Posted by jmsimpson9 CA 8/9 (My Page) on
Mon, Jan 4, 10 at 22:42

Not sure if this is the correct forum but I will give it a shot.

I have been dabbling in grafting and have a friend that has a old seed grown avocado tree that puts out great fruit. I want to graft it but I do not know what rootstock a Fuerte type should be grafting onto. Anyone have an idea or where to purchase seeds or stock for the rootstock?

Follow-Up Postings:

RE: Avocado grafting

Usually they are grown from seeds. I would just pick a variety that is cold hardy and vigorous to use as rootstock.

You can go to this link to get an idea of varieties.

RE: Avocado grafting

I've used seed from regular grocery store fruit as my rootstock many times and they've all done fine. Graft it when the seedling is very young. When it is around a foot or so tall. Do a simple cleft graft, then tie with rubberbands and cover with a plastic bag. Place in the shade. After about a month cut a few slits in the plastic bag to get the plant uses to the humidity outside the bag. Remove the bag but do not touch the rubberbands. Let it fall off on it's own.

RE: Avocado grafting

Last year I had three avocado volunteers in my compost pile, and I thought "What the heck? More grafting practice!" To my surprise, 2 of the 3 grafts took, and they are now both a foot tall.
Go for it!

Carla in Sac

RE: Avocado grafting

Interesting. I have been reading on the net and go into the UC Riverside site where they talked about the different types and some that were better than others.

Fuerte type onto a Hass? Would Fuerte to Fuerte work or does it have to be a different type? A different fuerte tree for the union or could you use the same trees fruit to graft onto?

RE: Avocado grafting

You could use the same type to graft onto.

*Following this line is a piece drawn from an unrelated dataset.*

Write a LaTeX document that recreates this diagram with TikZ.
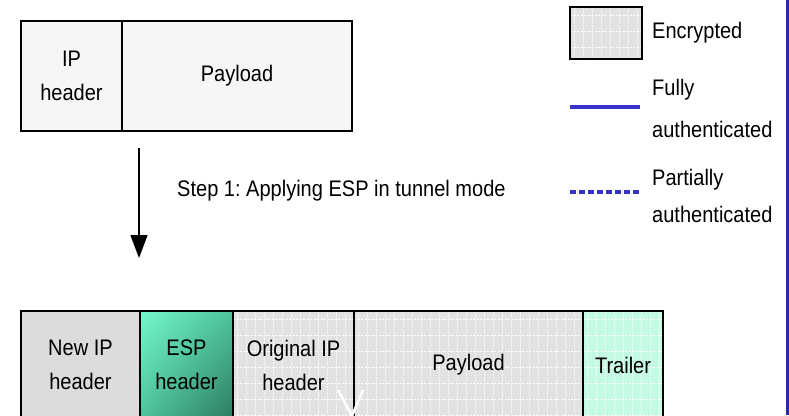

With avocadoes a specific rootstock seems to be less important for a homeowner who is grafting a few things here and there. I have seen at a commercial nursery where they get hundreds of the same variety every year because that seed produces a rootstock that does very well in South Florida. The information you found regarding certain rootstocks that are better is not wrong it just applies more to a nursery or orchard and less to hobbyists.